The emphasis on "chemistry calls" comes from Co-Active life coaching, which explicitly rejects the need for expertise. And for life coaching, that’s often true. The goal is fulfilment, not masterful execution.

But if you’re leading a company or dealing with a complex issue, expertise matters. Would you hire a tennis coach who’s never played tennis? Or a product coach who’s never built a product?

Similarly, would you ever hire someone in your company based on chemistry alone? Of course not. You’d expect domain experience too.

Unfortunately, you even see well-meaning exec coaches present themselves as a CEO coach without ever having been in the role. That’s not inherently wrong, but it is misleading.

I’d argue there is such a thing as a best coach… and it depends on the coachee:

  • The best coach for a given coachee has experienced the journey the client wants to go on, and gone one or two steps further.
  • The best coach has exceptional coaching skills. They listen deeply, stay curious, and generate insight in the very first session.
  • The best coach has an attitude fit. They’re someone you want to learn from. Someone whose way of being models the qualities you’re trying to build.

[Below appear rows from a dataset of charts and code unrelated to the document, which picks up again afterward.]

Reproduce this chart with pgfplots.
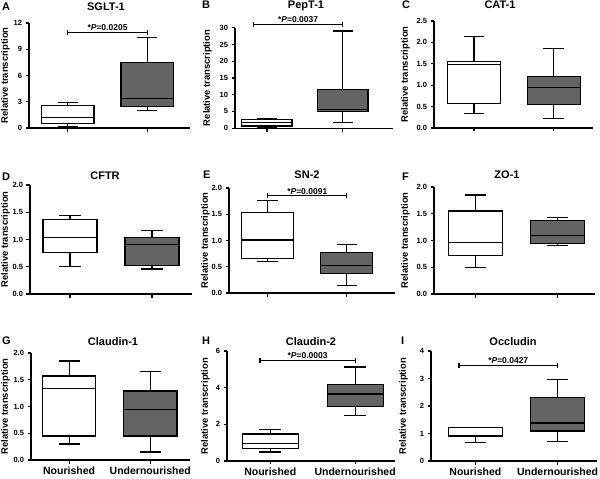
\documentclass[border=0pt]{standalone}
\usepackage{fontspec}
\setmainfont{Liberation Sans}
\usepackage{pgfplots}
\pgfplotsset{compat=1.18}
\usepgfplotslibrary{statistics}
\definecolor{boxgray}{RGB}{100,100,100}
\pgfplotsset{
 panel/.style={scale only axis, anchor=north west,
   axis x line*=bottom, axis y line*=left,
   axis line style={line width=1.2pt},
   every tick/.style={black, line width=1.2pt},
   tick align=outside, major tick length=3.5pt,
   xtick={0,1}, xticklabels={}, ymin=0, clip=false,
   scaled y ticks=false,
   boxplot/draw direction=y,
   ticklabel style={font=\bfseries\fontsize{7.5}{8}\selectfont},
   ylabel={Relative transcription},
   ylabel style={font=\bfseries\fontsize{9.4}{10}\selectfont, anchor=south, inner sep=0pt},
   /pgf/number format/assume math mode=true},
 dec/.style={y tick label style={/pgf/number format/.cd, fixed, fixed zerofill, precision=1, /tikz/.cd}},
 bottomrow/.style={xticklabels={Nourished,Undernourished},
   xticklabel style={font=\bfseries\fontsize{10.5}{12}\selectfont}},
 nour/.style={draw=black, fill=white, line width=1.2pt, solid},
 under/.style={draw=black, fill=boxgray, line width=1.2pt, solid},
}
\newcommand{\bx}[7]{\addplot[#1, boxplot prepared={draw position=#2, lower whisker=#3, lower quartile=#4, median=#5, upper quartile=#6, upper whisker=#7, box extend=0.66, whisker extend=0.26}] coordinates {};}
\newcommand{\sig}[4]{%
 \draw[line width=1.2pt] (axis cs:#1,#3) -- (axis cs:#2,#3);
 \draw[line width=1.2pt] ([yshift=-2.5pt]axis cs:#1,#3) -- ([yshift=2.5pt]axis cs:#1,#3);
 \draw[line width=1.2pt] ([yshift=-2.5pt]axis cs:#2,#3) -- ([yshift=2.5pt]axis cs:#2,#3);
 \node[above, inner sep=1.5pt, font=\bfseries\fontsize{8.5}{9}\selectfont] at (axis cs:{(#1+#2)/2},#3) {*\textit{P}=#4};}
\begin{document}
\begin{tikzpicture}
\path[use as bounding box] (0,0) rectangle (600pt,-479pt);
% Row 1
\begin{axis}[panel, ylabel style={at={(axis description cs:-0.118,0.5)}}, at={(29pt,-23pt)}, width=161pt, height=105pt, ymax=12, ytick={0,3,6,9,12}, xmin=-0.49, xmax=1.54]
\bx{nour}{0}{0.15}{0.5}{1.2}{2.6}{2.9}
\bx{under}{1}{2.0}{2.5}{3.4}{7.5}{10.3}
\sig{0}{1}{10.9}{0.0205}
\end{axis}
\begin{axis}[panel, ylabel style={at={(axis description cs:-0.146,0.5)}}, at={(235pt,-27.7pt)}, width=158pt, height=100.5pt, ymax=30, ytick={0,5,...,30}, xmin=-0.42, xmax=1.66]
\bx{nour}{0}{0.2}{0.65}{1.6}{2.5}{3.0}
\bx{under}{1}{1.6}{5.0}{5.7}{11.5}{29}
\sig{-0.18}{1}{31}{0.0037}
\end{axis}
\begin{axis}[panel, dec, ylabel style={at={(axis description cs:-0.151,0.5)}}, at={(434pt,-21pt)}, width=159pt, height=107pt, ymax=2.5, ytick={0,0.5,...,2.5}, xmin=-0.5, xmax=1.49]
\bx{nour}{0}{0.33}{0.57}{1.48}{1.56}{2.13}
\bx{under}{1}{0.23}{0.55}{0.95}{1.2}{1.85}
\end{axis}
% Row 2
\begin{axis}[panel, dec, ylabel style={at={(axis description cs:-0.123,0.5)}}, at={(30pt,-185pt)}, width=162pt, height=109pt, ymax=2, ytick={0,0.5,...,2}, xmin=-0.49, xmax=1.49]
\bx{nour}{0}{0.51}{0.76}{1.04}{1.37}{1.44}
\bx{under}{1}{0.46}{0.52}{0.91}{1.04}{1.16}
\end{axis}
\begin{axis}[panel, dec, ylabel style={at={(axis description cs:-0.114,0.5)}}, at={(229pt,-188pt)}, width=166pt, height=105pt, ymax=2, ytick={0,0.5,...,2}, xmin=-0.49, xmax=1.61]
\bx{nour}{0}{0.6}{0.65}{1.01}{1.54}{1.76}
\bx{under}{1}{0.14}{0.37}{0.52}{0.77}{0.93}
\sig{0}{1}{1.85}{0.0091}
\end{axis}
\begin{axis}[panel, dec, ylabel style={at={(axis description cs:-0.149,0.5)}}, at={(434pt,-187pt)}, width=161pt, height=107pt, ymax=2, ytick={0,0.5,...,2}, xmin=-0.51, xmax=1.46]
\bx{nour}{0}{0.5}{0.72}{0.96}{1.55}{1.85}
\bx{under}{1}{0.9}{0.94}{1.1}{1.38}{1.43}
\end{axis}
% Row 3
\begin{axis}[panel, dec, bottomrow, ylabel style={at={(axis description cs:-0.132,0.5)}}, at={(31pt,-353pt)}, width=159pt, height=107pt, ymax=2, ytick={0,0.5,...,2}, xmin=-0.47, xmax=1.49]
\bx{nour}{0}{0.3}{0.45}{1.34}{1.57}{1.85}
\bx{under}{1}{0.15}{0.45}{0.95}{1.29}{1.65}
\end{axis}
\begin{axis}[panel, bottomrow, ylabel style={at={(axis description cs:-0.101,0.5)}}, at={(227pt,-351pt)}, width=168pt, height=110pt, ymax=6, ytick={0,2,4,6}, xmin=-0.51, xmax=1.47]
\bx{nour}{0}{0.49}{0.67}{0.95}{1.47}{1.71}
\bx{under}{1}{2.47}{2.96}{3.65}{4.18}{5.13}
\sig{-0.12}{1}{5.5}{0.0003}
\end{axis}
\begin{axis}[panel, bottomrow, ylabel style={at={(axis description cs:-0.139,0.5)}}, at={(431pt,-351pt)}, width=166pt, height=110pt, ymax=4, ytick={0,1,2,3,4}, xmin=-0.54, xmax=1.48]
\bx{nour}{0}{0.68}{0.9}{0.93}{1.22}{1.22}
\bx{under}{1}{0.72}{1.09}{1.38}{2.32}{2.96}
\sig{-0.2}{1}{3.47}{0.0427}
\end{axis}
% Titles
\begin{scope}[every node/.style={anchor=base, font=\bfseries\fontsize{11}{12}\selectfont, inner sep=0pt}]
\node at (106pt,-10pt) {SGLT-1};
\node at (306pt,-9pt) {PepT-1};
\node at (500pt,-9pt) {CAT-1};
\node at (105pt,-179pt) {CFTR};
\node at (307pt,-178pt) {SN-2};
\node at (507pt,-178pt) {ZO-1};
\node at (113pt,-345pt) {Claudin-1};
\node at (311pt,-345pt) {Claudin-2};
\node at (513pt,-345pt) {Occludin};
\end{scope}
% Panel letters
\begin{scope}[every node/.style={anchor=base west, font=\bfseries\fontsize{11}{12}\selectfont, inner sep=0pt}]
\node at (2pt,-10pt) {A};
\node at (202pt,-9pt) {B};
\node at (402pt,-9pt) {C};
\node at (2pt,-180pt) {D};
\node at (203pt,-178pt) {E};
\node at (402pt,-180pt) {F};
\node at (2pt,-344pt) {G};
\node at (202pt,-344pt) {H};
\node at (401pt,-344pt) {I};
\end{scope}
\end{tikzpicture}
\end{document}
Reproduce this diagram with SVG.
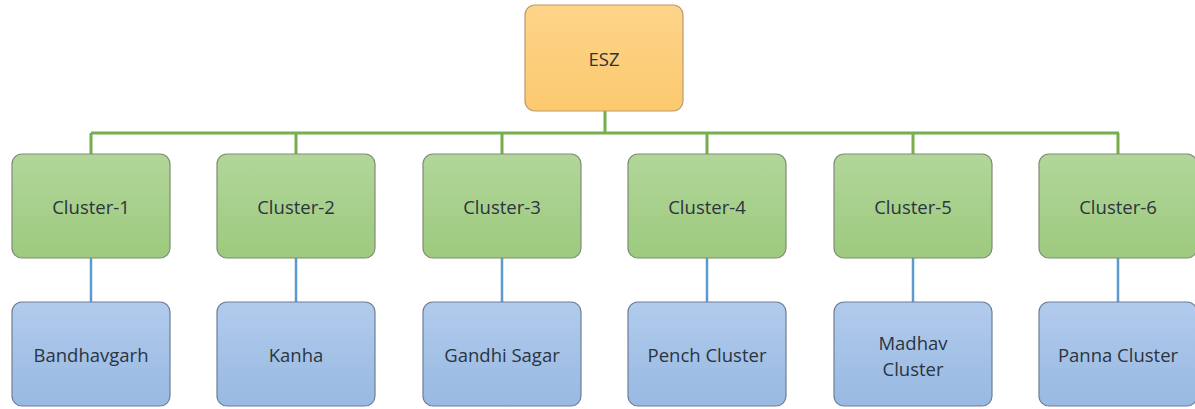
<svg xmlns="http://www.w3.org/2000/svg" width="1195" height="409" viewBox="0 0 1195 409">
  <defs>
    <linearGradient id="gOrange" x1="0" y1="0" x2="0" y2="1">
      <stop offset="0" stop-color="#fdd48a"/>
      <stop offset="1" stop-color="#fcc96e"/>
    </linearGradient>
    <linearGradient id="gGreen" x1="0" y1="0" x2="0" y2="1">
      <stop offset="0" stop-color="#b2d69a"/>
      <stop offset="1" stop-color="#9dca7e"/>
    </linearGradient>
    <linearGradient id="gBlue" x1="0" y1="0" x2="0" y2="1">
      <stop offset="0" stop-color="#b1cbec"/>
      <stop offset="1" stop-color="#98b9e2"/>
    </linearGradient>
  </defs>
  <style>
    .box { stroke-width: 1.2; }
    .root { fill: url(#gOrange); stroke: #b9996a; }
    .mid { fill: url(#gGreen); stroke: #7e8c74; }
    .leaf { fill: url(#gBlue); stroke: #6d7f96; }
    .lbl { font-family: "Open Sans", "Liberation Sans", sans-serif; font-size: 18.5px; fill: #2b3440; text-anchor: middle; dominant-baseline: central; }
    .cg { stroke: #77ae4c; stroke-width: 3; fill: none; }
    .cb { stroke: #5c9bd2; stroke-width: 2.5; fill: none; }
  </style>

  <g id="connectors">
    <path class="cg" d="M605 111 V133 M91 133 H1119 M91 133 V154 M296 133 V154 M502 133 V154 M707 133 V154 M913 133 V154 M1118 133 V154"/>
    <path class="cb" d="M91 258 V302 M296 258 V302 M502 258 V302 M707 258 V302 M913 258 V302 M1118 258 V302"/>
  </g>

  <g id="esz">
    <rect class="box root" x="525" y="5" width="158" height="106" rx="10"/>
    <text class="lbl" x="604" y="58">ESZ</text>
  </g>

  <g id="cluster-1">
    <rect class="box mid" x="12" y="154" width="158" height="104" rx="10"/>
    <text class="lbl" x="91" y="206">Cluster-1</text>
  </g>
  <g id="cluster-2">
    <rect class="box mid" x="217" y="154" width="158" height="104" rx="10"/>
    <text class="lbl" x="296" y="206">Cluster-2</text>
  </g>
  <g id="cluster-3">
    <rect class="box mid" x="423" y="154" width="158" height="104" rx="10"/>
    <text class="lbl" x="502" y="206">Cluster-3</text>
  </g>
  <g id="cluster-4">
    <rect class="box mid" x="628" y="154" width="158" height="104" rx="10"/>
    <text class="lbl" x="707" y="206">Cluster-4</text>
  </g>
  <g id="cluster-5">
    <rect class="box mid" x="834" y="154" width="158" height="104" rx="10"/>
    <text class="lbl" x="913" y="206">Cluster-5</text>
  </g>
  <g id="cluster-6">
    <rect class="box mid" x="1039" y="154" width="158" height="104" rx="10"/>
    <text class="lbl" x="1118" y="206">Cluster-6</text>
  </g>

  <g id="bandhavgarh">
    <rect class="box leaf" x="12" y="302" width="158" height="104" rx="10"/>
    <text class="lbl" x="91" y="354">Bandhavgarh</text>
  </g>
  <g id="kanha">
    <rect class="box leaf" x="217" y="302" width="158" height="104" rx="10"/>
    <text class="lbl" x="296" y="354">Kanha</text>
  </g>
  <g id="gandhi-sagar">
    <rect class="box leaf" x="423" y="302" width="158" height="104" rx="10"/>
    <text class="lbl" x="502" y="354">Gandhi Sagar</text>
  </g>
  <g id="pench-cluster">
    <rect class="box leaf" x="628" y="302" width="158" height="104" rx="10"/>
    <text class="lbl" x="707" y="354">Pench Cluster</text>
  </g>
  <g id="madhav-cluster">
    <rect class="box leaf" x="834" y="302" width="158" height="104" rx="10"/>
    <text class="lbl" x="913" y="342">Madhav</text>
    <text class="lbl" x="913" y="368">Cluster</text>
  </g>
  <g id="panna-cluster">
    <rect class="box leaf" x="1039" y="302" width="158" height="104" rx="10"/>
    <text class="lbl" x="1118" y="354">Panna Cluster</text>
  </g>
</svg>
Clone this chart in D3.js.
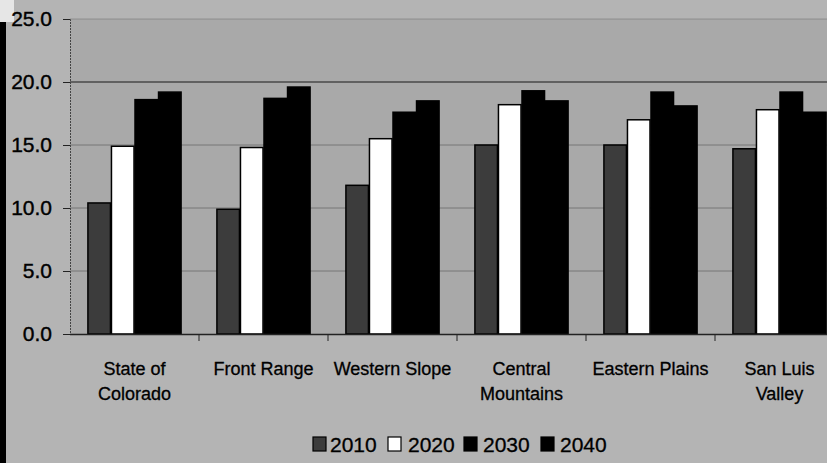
<!DOCTYPE html>
<html><head><meta charset="utf-8">
<script src="https://cdn.jsdelivr.net/npm/d3@7"></script>
<style>
html,body{margin:0;padding:0;background:#b2b2b2;}
svg{display:block;}
text{font-family:"Liberation Sans",Arial,sans-serif;fill:#000;}
</style></head>
<body>
<svg id="chart" width="827" height="463"></svg>
<script>
const categories = [["State of","Colorado"],["Front Range"],["Western Slope"],["Central","Mountains"],["Eastern Plains"],["San Luis","Valley"]];
const years = ["2010","2020","2030","2040"];
const v2010 = [10.4, 9.9, 11.8, 15.0, 15.0, 14.7];
const v2020 = [14.9, 14.8, 15.5, 18.2, 17.0, 17.8];
const v2030 = [18.6, 18.7, 17.6, 19.3, 19.2, 19.2];
const v2040 = [19.2, 19.6, 18.5, 18.5, 18.1, 17.6];
const yTicks = [0, 5, 10, 15, 20, 25];

const series = [v2010, v2020, v2030, v2040];
const fills = ["#3c3c3c", "#ffffff", "#000000", "#000000"];

const svg = d3.select("#chart");
const W = 827, H = 463;

// backgrounds
svg.append("rect").attr("x",0).attr("y",0).attr("width",W).attr("height",H).attr("fill","#b4b4b4");
svg.append("rect").attr("x",70).attr("y",19).attr("width",W-70).attr("height",315).attr("fill","#a9a9a9");
svg.append("rect").attr("x",0).attr("y",0).attr("width",14).attr("height",22).attr("fill","#e6e6e6");
svg.append("rect").attr("x",0).attr("y",22).attr("width",6).attr("height",H-22).attr("fill","#000");

const catIdx = categories.map((d,i)=>i);
const x = d3.scaleBand().domain(catIdx).range([70, 844]).paddingInner(0.27).paddingOuter(0.135);
const xs = d3.scaleBand().domain(years).range([0, x.bandwidth()]).padding(0);
const y = d3.scaleLinear().domain([0, 25]).range([334, 19]);

// gridlines
svg.append("g").selectAll("line").data(yTicks.filter(t=>t>0)).join("line")
  .attr("x1",70).attr("x2",W).attr("y1",d=>y(d)).attr("y2",d=>y(d))
  .attr("stroke",d=>d===20?"#2a2a2a":"#666").attr("stroke-width",d=>d===20?1.5:1).attr("opacity",d=>d===25?0.45:0.75);

// y axis
const yAxis = d3.axisLeft(y).tickValues(yTicks).tickFormat(d3.format(".1f")).tickSize(7).tickPadding(11);
const ya = svg.append("g").attr("transform","translate(70,0)").call(yAxis);
ya.select(".domain").attr("stroke","#444").attr("stroke-dasharray","2,1");
ya.selectAll(".tick line").attr("stroke","#222");
ya.selectAll(".tick text").attr("font-size","21px").attr("fill","#000").attr("stroke","#000").attr("stroke-width",0.4)
  .style("font-family","'Liberation Sans',Arial,sans-serif");

// bars
const groups = svg.append("g").selectAll("g").data(catIdx).join("g")
  .attr("transform", i => `translate(${x(i)},0)`);
groups.selectAll("rect").data(i => years.map((yr,k)=>({yr, k, v: series[k][i]}))).join("rect")
  .attr("x", d => xs(d.yr) + 0.5)
  .attr("width", xs.bandwidth() - 1)
  .attr("y", d => y(d.v))
  .attr("height", d => y(0) - y(d.v))
  .attr("fill", d => fills[d.k])
  .attr("stroke", "#000")
  .attr("stroke-width", 1.5);

// x baseline and boundary ticks
svg.append("line").attr("x1",70).attr("x2",W).attr("y1",334.5).attr("y2",334.5).attr("stroke","#222").attr("stroke-width",1.5);
svg.append("g").selectAll("line").data(catIdx.slice(1)).join("line")
  .attr("x1",i=>x(i)-x.step()*x.paddingInner()/2).attr("x2",i=>x(i)-x.step()*x.paddingInner()/2)
  .attr("y1",334).attr("y2",341).attr("stroke","#222");

// category labels
const labels = svg.append("g").selectAll("text").data(catIdx).join("text")
  .attr("x", i => x(i) + x.bandwidth()/2)
  .attr("y", 375)
  .attr("text-anchor","middle")
  .attr("font-size","18px")
  .attr("stroke","#000").attr("stroke-width",0.3);
labels.selectAll("tspan").data(i => categories[i]).join("tspan")
  .attr("x", function(){ return d3.select(this.parentNode).attr("x"); })
  .attr("dy", (d,j) => j===0 ? 0 : 25)
  .text(d => d);

// legend
const legX = [313, 388, 464, 541];
const leg = svg.append("g").selectAll("g").data(years).join("g")
  .attr("transform", (d,k) => `translate(${legX[k]},437)`);
leg.append("rect").attr("x",0).attr("y",0).attr("width",13).attr("height",14)
  .attr("fill",(d,k)=>fills[k]).attr("stroke","#000").attr("stroke-width",1.2);
leg.append("text").attr("x",(d,k)=>k===0?17:(k===1?20:19)).attr("y",15).attr("font-size","21px")
  .attr("stroke","#000").attr("stroke-width",0.3).text(d=>d);
</script>
</body></html>
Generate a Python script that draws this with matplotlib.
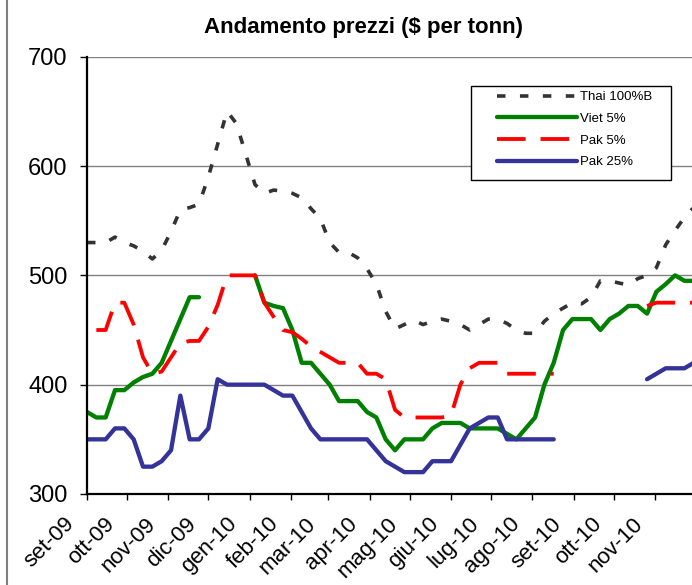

Between a coach who meets these three criteria and one who “just clicks,” I’d bet on the former nine times out of ten. Of course, chemistry matters—but it shouldn’t be the thing you optimise for.

Myth 5: The Best Coaches Do 1:1s

1:1s ≠ Full Stack Coaching

There’s a romantic notion that the gold standard of coaching is one-on-one. The deep focus. The tailored conversation. The "just me and my coach" energy.

And sure—1:1s can be powerful. They create space for depth, honesty, and clarity. But here’s the twist: the best coaches don’t just coach—they build systems.

They codify insight. They create frameworks. They deliver repeatable results at scale. That’s why many of the top coaches blend 1:1s with training, diagnostics, group sessions, and content.

It’s not because they’re trying to “scale themselves.” It’s because they’re trying to serve you better.

1:1s are easy to deliver. But transformational coaching is about results—and that often means providing models, tools, and peer accountability that go beyond conversation alone.

I personally believe a blended, results-driven approach is the most powerful: one that combines direct coaching with structured content, a library of tools, and a peer group that sharpens your thinking.

Don’t assume private equals better. Ask instead: What structure will drive my growth?

How to Choose a Coach: A 3-Step Guide

By now, it should be clear: not all coaches are created equal. They differ in what they focus on, how they work, and what they’ve lived through. So when choosing a coach, don't just look for someone who feels good to talk to—look for someone who can take you where you need to go.

Step 1: Start with the type of coach

Go back to the first myth. Coaching isn't a commodity. The kind of coach you need depends on your current context and goals. Are you navigating founder dynamics? Leading a scaling team? Working on your mindset? Look for someone who specialises in the kind of journey you're on.

Step 2: Identify the support style that fits

From myth three, you know that coaching isn’t just about good questions. The best coaches play multiple roles. Think about what style of support you need most right now. Structured facilitation? A sounding board? Experience sharing? Clear frameworks? Knowing what kind of support unlocks you is key.

Step 3: Evaluate more than chemistry

Chemistry opens the door—but it’s not enough. As myth four showed, true fit comes from depth. Ask yourself:

  • Rapport – Can I be radically honest with this person?
  • Relatability – Do they understand the nuances of my situation?
  • Respect – Do I respect their track record, thinking, and presence?

The right coach won’t just make you feel better. They’ll make you better.

Working with the right coach isn’t just about growth—it’s about acceleration. You get to unlock the next version of yourself faster, more cleanly, and with fewer hard knocks.

The best coaches don’t just ask you great questions. They help you ask yourself better ones. And they bring the tools, experience, and wisdom to help you answer them powerfully.

So if you’re ready to invest in your own leadership, start by asking: what kind of coach will help me become who I need to be next?